• **WHAT TO PRODUCE**
Begin with the first line of the material and copy each line word for word through the line that contains "[19], [], [12, 2], [], [1], [], []]"; the pictures are left out.

————————

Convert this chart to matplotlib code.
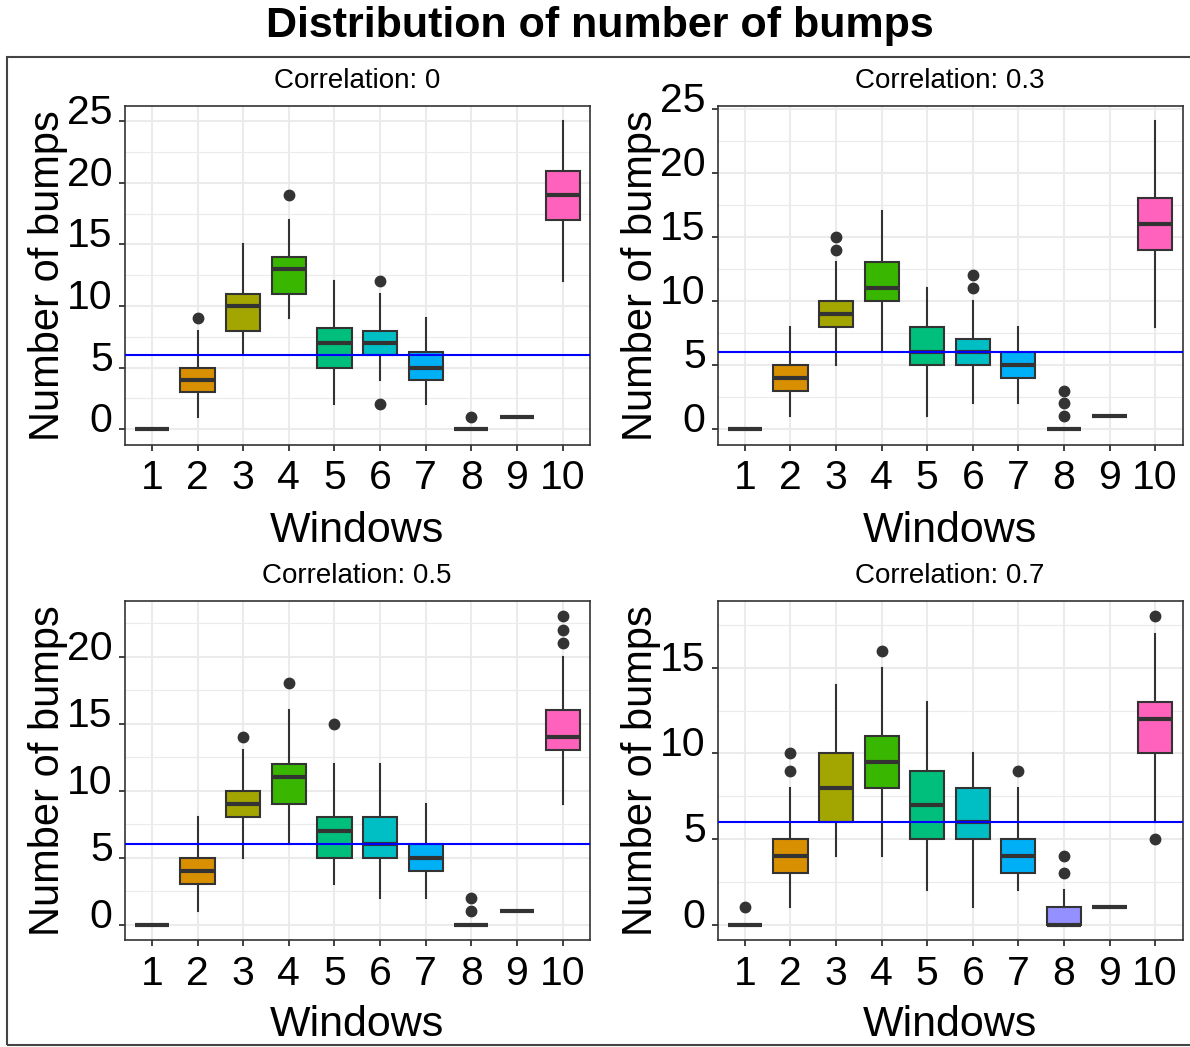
import matplotlib
matplotlib.use("Agg")
import matplotlib.pyplot as plt
from matplotlib.patches import Rectangle
from matplotlib.transforms import ScaledTranslation
import numpy as np

plt.rcParams['font.family'] = ['Liberation Sans', 'DejaVu Sans']

# ---------------- data ----------------
windows = [1, 2, 3, 4, 5, 6, 7, 8, 9, 10]
window_labels = ["1", "2", "3", "4", "5", "6", "7", "8", "9", "10"]
titles = ["Correlation: 0", "Correlation: 0.3", "Correlation: 0.5", "Correlation: 0.7"]
reference_level = 6

c0_lower = [0, 3, 8, 11, 5, 6, 4, 0, 1, 17]
c0_median = [0, 4, 10, 13, 7, 7, 5, 0, 1, 19]
c0_upper = [0, 5, 11, 14, 8.25, 8, 6.25, 0, 1, 21]
c0_whislo = [0, 1, 6, 9, 2, 4, 2, 0, 1, 12]
c0_whishi = [0, 8, 15, 17, 12, 11, 9, 0, 1, 25]
c0_fliers = [[], [9], [], [19], [], [12, 2], [], [1], [], []]

c3_lower = [0, 3, 8, 10, 5, 5, 4, 0, 1, 14]
c3_median = [0, 4, 9, 11, 6, 6, 5, 0, 1, 16]
c3_upper = [0, 5, 10, 13, 8, 7, 6, 0, 1, 18]
c3_whislo = [0, 1, 5, 6, 1, 2, 2, 0, 1, 8]
c3_whishi = [0, 8, 13, 17, 11, 10, 8, 0, 1, 24]
c3_fliers = [[], [], [14, 15], [], [], [11, 12], [], [1, 2, 3], [], []]

c5_lower = [0, 3, 8, 9, 5, 5, 4, 0, 1, 13]
c5_median = [0, 4, 9, 11, 7, 6, 5, 0, 1, 14]
c5_upper = [0, 5, 10, 12, 8, 8, 6, 0, 1, 16]
c5_whislo = [0, 1, 5, 6, 3, 2, 2, 0, 1, 9]
c5_whishi = [0, 8, 13, 16, 12, 12, 9, 0, 1, 20]
c5_fliers = [[], [], [14], [18], [15], [], [], [1, 2], [], [21, 22, 23]]

c7_lower = [0, 3, 6, 8, 5, 5, 3, 0, 1, 10]
c7_median = [0, 4, 8, 9.5, 7, 6, 4, 0, 1, 12]
c7_upper = [0, 5, 10, 11, 9, 8, 5, 1, 1, 13]
c7_whislo = [0, 1, 4, 4, 2, 1, 2, 0, 1, 6]
c7_whishi = [0, 8, 14, 15, 13, 10, 8, 2, 1, 17]
c7_fliers = [[1], [9, 10], [], [16], [], [], [9], [3, 4], [], [5, 18]]

y_ticks_0 = [0, 5, 10, 15, 20, 25]
y_ticks_3 = [0, 5, 10, 15, 20, 25]
y_ticks_5 = [0, 5, 10, 15, 20]
y_ticks_7 = [0, 5, 10, 15]

colors = ["#F8766D", "#D89000", "#A3A500", "#39B600", "#00BF7D",
          "#00BFC4", "#00B0F6", "#9590FF", "#E76BF3", "#FF62BC"]

panels = [
    (c0_lower, c0_median, c0_upper, c0_whislo, c0_whishi, c0_fliers, y_ticks_0),
    (c3_lower, c3_median, c3_upper, c3_whislo, c3_whishi, c3_fliers, y_ticks_3),
    (c5_lower, c5_median, c5_upper, c5_whislo, c5_whishi, c5_fliers, y_ticks_5),
    (c7_lower, c7_median, c7_upper, c7_whislo, c7_whishi, c7_fliers, y_ticks_7),
]

# ---------------- layout ----------------
W, H = 1190, 1047
fig = plt.figure(figsize=(W / 100, H / 100), dpi=100)

# outer frame
fig.patches.append(Rectangle((7 / W, 1 - 1045 / H), 1.2, (1045 - 56.5) / H,
                             transform=fig.transFigure, fill=False,
                             edgecolor="#444444", linewidth=1.5, clip_on=False))

fig.text(600 / W, 1 - 37 / H, "Distribution of number of bumps", ha="center",
         va="baseline", fontsize=31, fontweight="bold")

col_lr = [(124.5, 590), (717.5, 1182.5)]
row_tb = [(106, 444.5), (601, 940)]

for i, (lo, med, up, wlo, whi, fl, yt) in enumerate(panels):
    r, c = divmod(i, 2)
    l, rr = col_lr[c]
    t, b = row_tb[r]
    ax = fig.add_axes([l / W, 1 - b / H, (rr - l) / W, (b - t) / H])

    stats = []
    for k in range(len(windows)):
        stats.append(dict(q1=lo[k], med=med[k], q3=up[k], whislo=wlo[k],
                          whishi=whi[k], fliers=fl[k]))
    res = ax.bxp(stats, positions=windows, widths=0.75, patch_artist=True,
                 showcaps=False,
                 boxprops=dict(edgecolor="#333333", linewidth=1.5),
                 medianprops=dict(color="#333333", linewidth=3.0, solid_capstyle="butt"),
                 whiskerprops=dict(color="#333333", linewidth=1.5),
                 flierprops=dict(marker="o", markerfacecolor="#333333",
                                 markeredgecolor="#333333", markersize=7.5,
                                 linestyle="none"),
                 zorder=3)
    for patch, col in zip(res["boxes"], colors):
        patch.set_facecolor(col)

    ax.axhline(reference_level, color="blue", linewidth=1.5, zorder=5)

    all_vals = lo + up + wlo + whi + [v for f in fl for v in f]
    vmin, vmax = min(all_vals), max(all_vals)
    span = vmax - vmin
    ax.set_ylim(vmin - 0.05 * span, vmax + 0.05 * span)
    ax.set_xlim(0.4, 10.6)

    ax.set_yticks(yt)
    ax.set_yticklabels([str(v) for v in yt])
    minors = [v + 2.5 for v in yt if v + 2.5 < vmax + 0.05 * span]
    ax.set_yticks(minors, minor=True)
    ax.set_xticks(windows)
    ax.set_xticklabels(window_labels)

    ax.grid(True, which="major", color="#EBEBEB", linewidth=1.5, zorder=0)
    ax.grid(True, which="minor", axis="y", color="#EBEBEB", linewidth=0.8, zorder=0)
    ax.set_axisbelow(True)

    ax.tick_params(axis="both", which="major", labelsize=29.5, length=4.5,
                   width=1.3, color="#333333", labelcolor="black")
    ax.tick_params(axis="y", which="major", pad=4)
    ax.tick_params(axis="x", which="major", pad=6)
    ax.tick_params(which="minor", length=0)
    for sp in ax.spines.values():
        sp.set_color("#333333")
        sp.set_linewidth(1.2)

    # y tick labels sit slightly above their ticks in the reference
    shift = ScaledTranslation(0, 12 / 100, fig.dpi_scale_trans)
    for lab in ax.get_yticklabels():
        lab.set_transform(lab.get_transform() + shift)

    cx = (l + rr) / 2
    cy = (t + b) / 2
    strip_base = 88 if r == 0 else 583
    fig.text(cx / W, 1 - strip_base / H, titles[i], ha="center", va="baseline",
             fontsize=20)
    xl_base = 542 if r == 0 else 1036
    fig.text(cx / W, 1 - xl_base / H, "Windows", ha="center", va="baseline",
             fontsize=31)
    fig.text((l - 65.5) / W, 1 - cy / H, "Number of bumps", ha="center",
             va="baseline", rotation=90, rotation_mode="anchor", fontsize=30)

fig.savefig("out.png", dpi=100)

————————

• **SOLUTION TO THE PROBLEM**
Convert this chart to matplotlib code.
import matplotlib
matplotlib.use("Agg")
import matplotlib.pyplot as plt
from matplotlib.patches import Rectangle
from matplotlib.transforms import ScaledTranslation
import numpy as np

plt.rcParams['font.family'] = ['Liberation Sans', 'DejaVu Sans']

# ---------------- data ----------------
windows = [1, 2, 3, 4, 5, 6, 7, 8, 9, 10]
window_labels = ["1", "2", "3", "4", "5", "6", "7", "8", "9", "10"]
titles = ["Correlation: 0", "Correlation: 0.3", "Correlation: 0.5", "Correlation: 0.7"]
reference_level = 6

c0_lower = [0, 3, 8, 11, 5, 6, 4, 0, 1, 17]
c0_median = [0, 4, 10, 13, 7, 7, 5, 0, 1, 19]
c0_upper = [0, 5, 11, 14, 8.25, 8, 6.25, 0, 1, 21]
c0_whislo = [0, 1, 6, 9, 2, 4, 2, 0, 1, 12]
c0_whishi = [0, 8, 15, 17, 12, 11, 9, 0, 1, 25]
c0_fliers = [[], [9], [], [19], [], [12, 2], [], [1], [], []]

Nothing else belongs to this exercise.